Scandals involving bribery over nuclear energy have brought down high-level state officials and corporate executives in Ohio, Illinois and other places.
In 2020, federal prosecutors presented charges against officials of Commonwealth Edison (ComEd), an Illinois company. They were charged with offering jobs and favors to friends of the Speaker of the Illinois House of Representatives in exchange for a bill to bailout the company’s nuclear division.
At about the same time, Ohio-based FirstEnergy executives were charged with paying sixty million dollars in bribes to state legislators. Former Ohio Speaker of the House Larry Householder is currently serving a forty-seven-year prison sentence.
Floodlight is a non-profit environmental news service. They published a piece in the liberal magazine Mother Jones that perfectly showcases the corruption in the nuclear industry. The article said, “Utility fraud and corruption—in Florida, Illinois, Mississippi, Ohio, and South Carolina—have cost electricity customers at least $6.6 billion, according to Floodlight’s analysis. Ratepayers have bankrolled nuclear plants that never got built, transmission systems that were over-engineered to beef up profits, and aging coal facilities that couldn’t compete with cheaper plants powered by methane, which the industry calls natural gas.”
Before these scandals developed, and before Congress passed the Inflation Recovery Act, the nuclear industry had become so unpopular that it was a tempting target for political corruption.
The Bulletin of Atomic Scientists said, “Changes in the economics of electricity markets are threatening the profitability of nuclear power plants, a shifting reality driving a demand for these financial bailouts. As the New Jersey-based energy company Public Service Enterprise Group (PSEG) explained in October 2020, across the nation “nuclear plants continue to struggle economically to survive. Since 2018, three nuclear plants have closed in the eastern US, all for economic reasons, and the impact has had a ripple effect.”
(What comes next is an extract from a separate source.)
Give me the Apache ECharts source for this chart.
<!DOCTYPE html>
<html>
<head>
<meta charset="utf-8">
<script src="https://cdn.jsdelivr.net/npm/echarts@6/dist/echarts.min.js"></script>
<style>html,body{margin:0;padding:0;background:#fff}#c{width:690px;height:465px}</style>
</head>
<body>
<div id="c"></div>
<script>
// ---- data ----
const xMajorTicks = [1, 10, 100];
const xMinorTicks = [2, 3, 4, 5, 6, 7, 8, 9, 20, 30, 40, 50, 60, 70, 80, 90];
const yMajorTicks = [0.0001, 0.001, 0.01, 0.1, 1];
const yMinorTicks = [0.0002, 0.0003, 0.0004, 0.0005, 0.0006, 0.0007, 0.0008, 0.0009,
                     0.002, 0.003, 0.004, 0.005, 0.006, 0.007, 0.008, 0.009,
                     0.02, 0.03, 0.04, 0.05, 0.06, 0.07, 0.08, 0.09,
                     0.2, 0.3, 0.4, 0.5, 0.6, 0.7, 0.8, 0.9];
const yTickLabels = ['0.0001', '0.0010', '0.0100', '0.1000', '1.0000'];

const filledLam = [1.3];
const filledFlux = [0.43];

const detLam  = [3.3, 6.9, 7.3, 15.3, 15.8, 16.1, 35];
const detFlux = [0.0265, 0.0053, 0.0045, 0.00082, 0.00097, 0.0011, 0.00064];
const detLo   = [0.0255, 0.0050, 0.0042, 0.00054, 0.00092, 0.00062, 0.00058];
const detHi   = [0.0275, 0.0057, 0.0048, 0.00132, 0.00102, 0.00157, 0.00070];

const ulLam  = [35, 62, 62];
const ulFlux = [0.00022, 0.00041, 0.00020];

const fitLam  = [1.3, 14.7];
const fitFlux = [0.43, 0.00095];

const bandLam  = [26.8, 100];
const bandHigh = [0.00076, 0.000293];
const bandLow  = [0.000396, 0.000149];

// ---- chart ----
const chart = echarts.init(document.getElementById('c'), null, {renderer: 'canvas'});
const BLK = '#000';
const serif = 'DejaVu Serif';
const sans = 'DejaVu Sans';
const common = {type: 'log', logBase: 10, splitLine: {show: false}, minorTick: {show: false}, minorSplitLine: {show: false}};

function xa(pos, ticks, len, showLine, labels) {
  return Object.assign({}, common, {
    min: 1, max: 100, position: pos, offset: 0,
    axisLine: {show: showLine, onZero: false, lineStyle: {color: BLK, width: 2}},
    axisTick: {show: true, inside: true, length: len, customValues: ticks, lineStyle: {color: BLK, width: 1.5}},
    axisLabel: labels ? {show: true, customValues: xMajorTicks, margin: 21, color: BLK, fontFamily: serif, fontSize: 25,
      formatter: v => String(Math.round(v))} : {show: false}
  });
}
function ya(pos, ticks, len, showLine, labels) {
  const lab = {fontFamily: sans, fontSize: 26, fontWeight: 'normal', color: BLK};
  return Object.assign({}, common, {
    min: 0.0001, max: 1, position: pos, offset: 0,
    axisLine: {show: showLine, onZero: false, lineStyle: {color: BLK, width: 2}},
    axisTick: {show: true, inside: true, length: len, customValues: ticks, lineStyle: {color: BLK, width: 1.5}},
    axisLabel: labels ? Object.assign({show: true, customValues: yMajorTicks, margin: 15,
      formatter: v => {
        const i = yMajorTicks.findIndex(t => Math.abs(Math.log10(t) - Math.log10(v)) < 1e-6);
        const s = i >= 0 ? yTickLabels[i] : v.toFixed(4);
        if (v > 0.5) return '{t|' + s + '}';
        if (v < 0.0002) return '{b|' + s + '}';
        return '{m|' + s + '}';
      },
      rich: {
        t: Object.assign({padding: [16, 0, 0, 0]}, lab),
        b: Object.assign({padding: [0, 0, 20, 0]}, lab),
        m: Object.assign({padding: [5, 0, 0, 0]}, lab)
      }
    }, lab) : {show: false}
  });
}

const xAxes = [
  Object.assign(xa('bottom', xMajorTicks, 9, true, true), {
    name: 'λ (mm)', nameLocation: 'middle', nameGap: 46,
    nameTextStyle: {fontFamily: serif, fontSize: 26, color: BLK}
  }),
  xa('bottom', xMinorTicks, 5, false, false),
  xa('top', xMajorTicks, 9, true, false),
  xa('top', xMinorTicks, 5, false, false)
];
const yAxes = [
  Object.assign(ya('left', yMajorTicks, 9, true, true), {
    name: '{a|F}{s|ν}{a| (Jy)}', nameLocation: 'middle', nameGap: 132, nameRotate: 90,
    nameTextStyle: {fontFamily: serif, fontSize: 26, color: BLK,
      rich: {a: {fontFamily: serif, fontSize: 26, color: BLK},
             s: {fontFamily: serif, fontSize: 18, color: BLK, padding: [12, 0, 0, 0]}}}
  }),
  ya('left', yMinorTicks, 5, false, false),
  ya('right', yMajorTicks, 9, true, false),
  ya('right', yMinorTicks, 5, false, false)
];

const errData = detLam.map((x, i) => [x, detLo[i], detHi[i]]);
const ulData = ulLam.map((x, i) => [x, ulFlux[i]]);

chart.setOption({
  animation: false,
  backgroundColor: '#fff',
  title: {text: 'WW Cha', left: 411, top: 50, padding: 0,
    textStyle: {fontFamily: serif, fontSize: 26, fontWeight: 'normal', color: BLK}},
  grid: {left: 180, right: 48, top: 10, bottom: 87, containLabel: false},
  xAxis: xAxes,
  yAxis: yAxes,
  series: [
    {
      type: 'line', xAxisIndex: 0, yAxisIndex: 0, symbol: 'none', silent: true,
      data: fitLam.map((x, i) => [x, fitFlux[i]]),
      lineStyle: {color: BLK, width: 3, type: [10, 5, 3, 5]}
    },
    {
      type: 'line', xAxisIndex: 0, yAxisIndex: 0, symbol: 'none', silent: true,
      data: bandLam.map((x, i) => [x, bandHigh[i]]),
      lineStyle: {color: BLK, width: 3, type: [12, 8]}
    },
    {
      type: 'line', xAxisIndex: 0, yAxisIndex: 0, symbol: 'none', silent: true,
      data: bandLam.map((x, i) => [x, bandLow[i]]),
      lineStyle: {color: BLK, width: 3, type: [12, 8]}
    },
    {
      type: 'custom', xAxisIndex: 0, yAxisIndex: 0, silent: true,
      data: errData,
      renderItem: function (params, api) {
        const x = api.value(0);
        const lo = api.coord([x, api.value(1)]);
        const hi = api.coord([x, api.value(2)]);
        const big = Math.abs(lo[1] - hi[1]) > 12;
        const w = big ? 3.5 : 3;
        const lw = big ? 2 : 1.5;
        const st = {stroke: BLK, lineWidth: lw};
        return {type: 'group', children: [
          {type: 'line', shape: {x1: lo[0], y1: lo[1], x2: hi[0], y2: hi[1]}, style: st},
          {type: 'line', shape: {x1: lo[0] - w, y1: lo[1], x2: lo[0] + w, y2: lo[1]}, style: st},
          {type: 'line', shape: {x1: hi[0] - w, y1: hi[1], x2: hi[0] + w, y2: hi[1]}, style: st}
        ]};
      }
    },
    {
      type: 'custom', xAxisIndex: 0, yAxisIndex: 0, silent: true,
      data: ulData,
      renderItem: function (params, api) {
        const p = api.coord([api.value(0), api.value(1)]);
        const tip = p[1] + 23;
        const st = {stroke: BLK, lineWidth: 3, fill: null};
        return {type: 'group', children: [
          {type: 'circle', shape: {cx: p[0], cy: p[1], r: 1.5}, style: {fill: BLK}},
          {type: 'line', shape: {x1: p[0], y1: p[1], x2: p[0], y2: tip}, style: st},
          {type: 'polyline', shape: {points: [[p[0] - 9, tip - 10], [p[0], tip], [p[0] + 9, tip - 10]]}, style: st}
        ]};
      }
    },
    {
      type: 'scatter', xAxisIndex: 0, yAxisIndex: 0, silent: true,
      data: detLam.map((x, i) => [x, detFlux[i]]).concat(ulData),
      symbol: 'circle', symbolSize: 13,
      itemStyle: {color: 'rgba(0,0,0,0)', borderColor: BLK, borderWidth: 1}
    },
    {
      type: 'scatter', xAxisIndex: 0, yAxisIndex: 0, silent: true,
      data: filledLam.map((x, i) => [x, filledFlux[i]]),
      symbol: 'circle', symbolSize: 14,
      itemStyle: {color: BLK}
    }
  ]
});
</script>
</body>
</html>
Over the past few years, the U.S. Justice Department and the courts have carried out their jobs in prosecuting and sentencing bad actors in the nuclear industry. Now, it is time for Congress to investigate the root causes of the corruption. Executives and experts from the nuclear industry must be brought before congressional committees to explain why their industry has been allowed to fall into corruption at the expense of the taxpayer and the consumer.
Congress must fulfill its investigative role and discover why this corruption keeps happening. The first witness called to testify should be the Secretary of Energy, Jennifer Granholm. She should inform members of the House and Senate why uncompetitive nuclear plants are being propped up. If they cannot compete, they should be shuttered.
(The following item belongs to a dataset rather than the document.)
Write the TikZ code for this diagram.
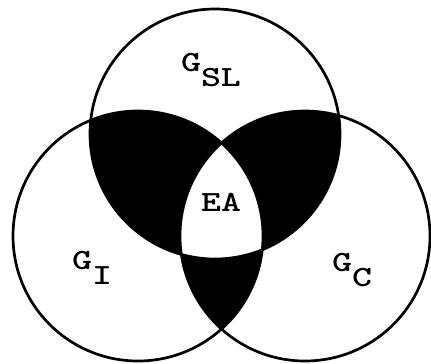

The head of the Nuclear Regulatory Commission (NRC) should be pressed to give a full accounting of all nuclear reactors in the U.S. This account should include how many are in working order.
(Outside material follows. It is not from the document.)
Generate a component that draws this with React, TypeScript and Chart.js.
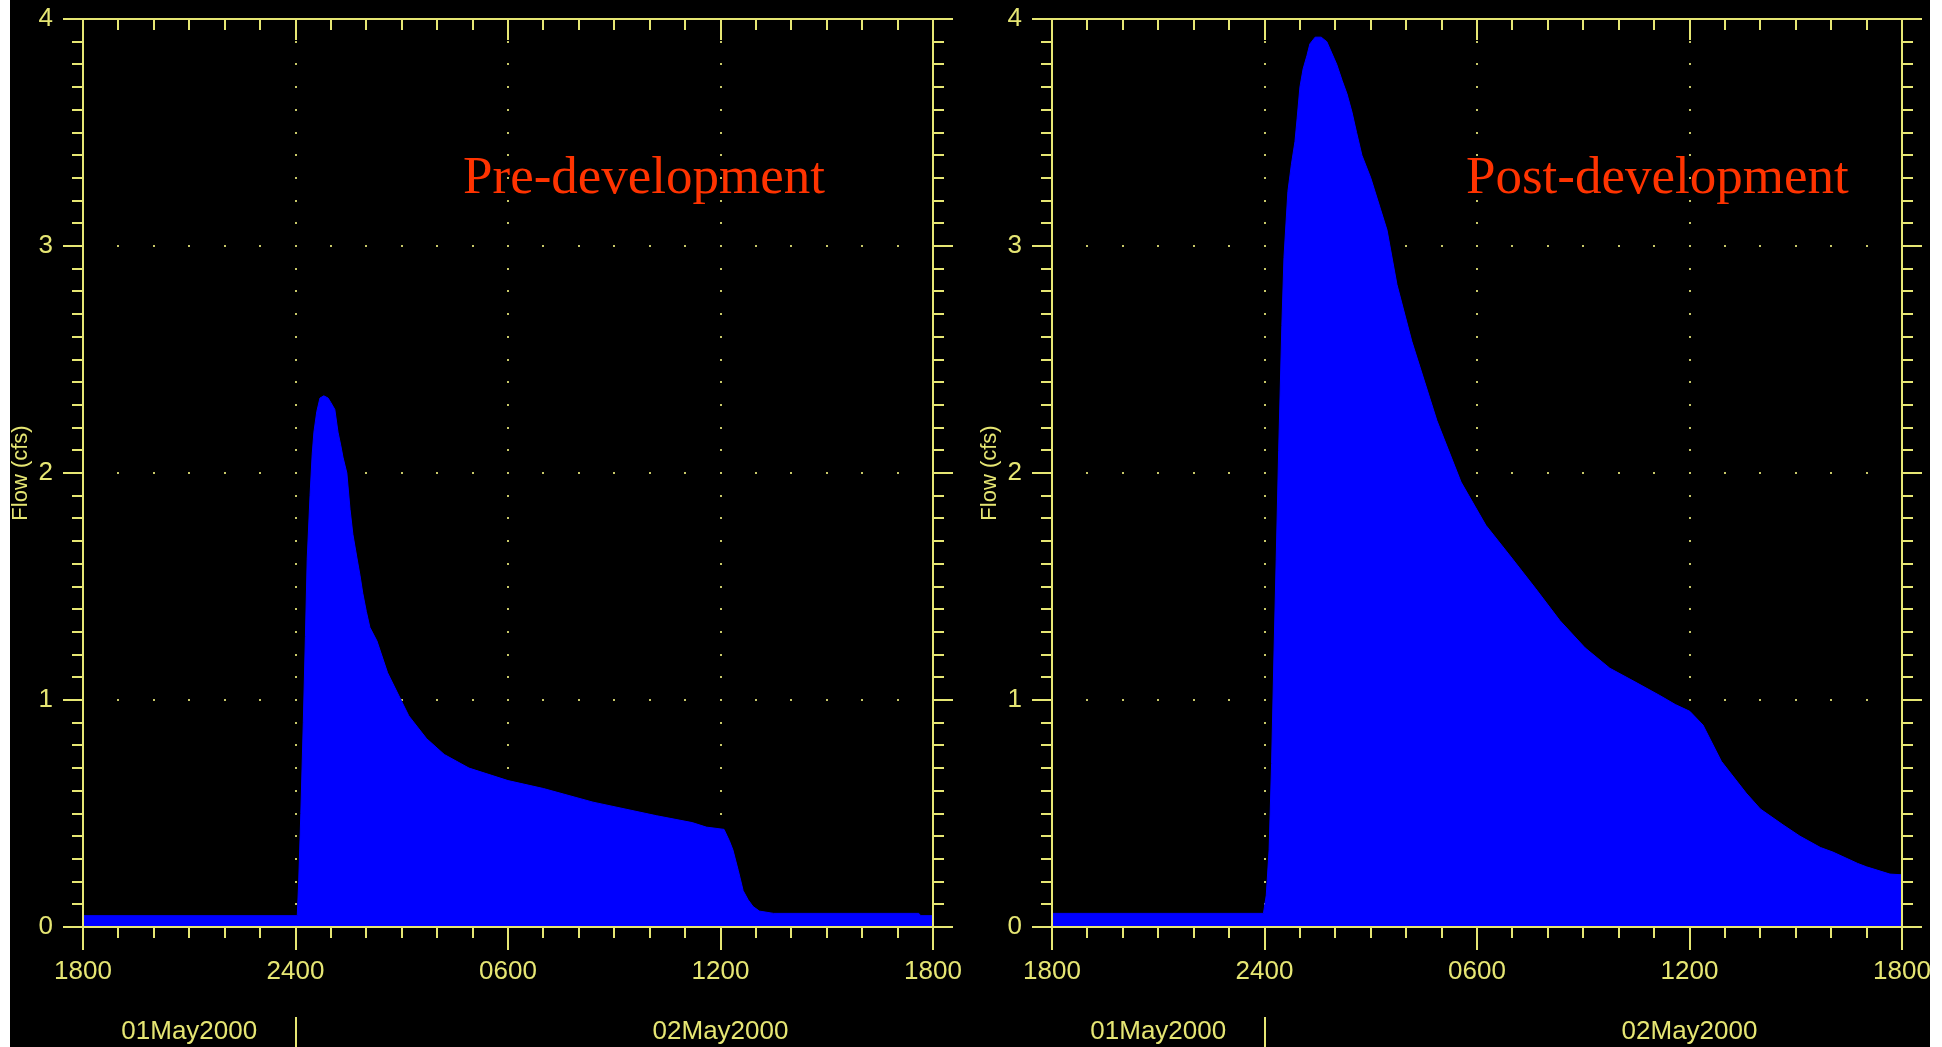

Former Ohio Speaker Larry Householder should be brought before the committee in his prison jumpsuit to explain why bribery was thought to be a solution to inefficient energy.
State governors should be asked to explain their plans for providing energy to their states if a particular source is no longer viable.
The list of those responsible for the growth of corruption in the nuclear industry is long. However, more needs to be done than simply punishing the criminals. Congress must take the lead in finding out why an unreliable and dangerous energy source is ripe for corruption.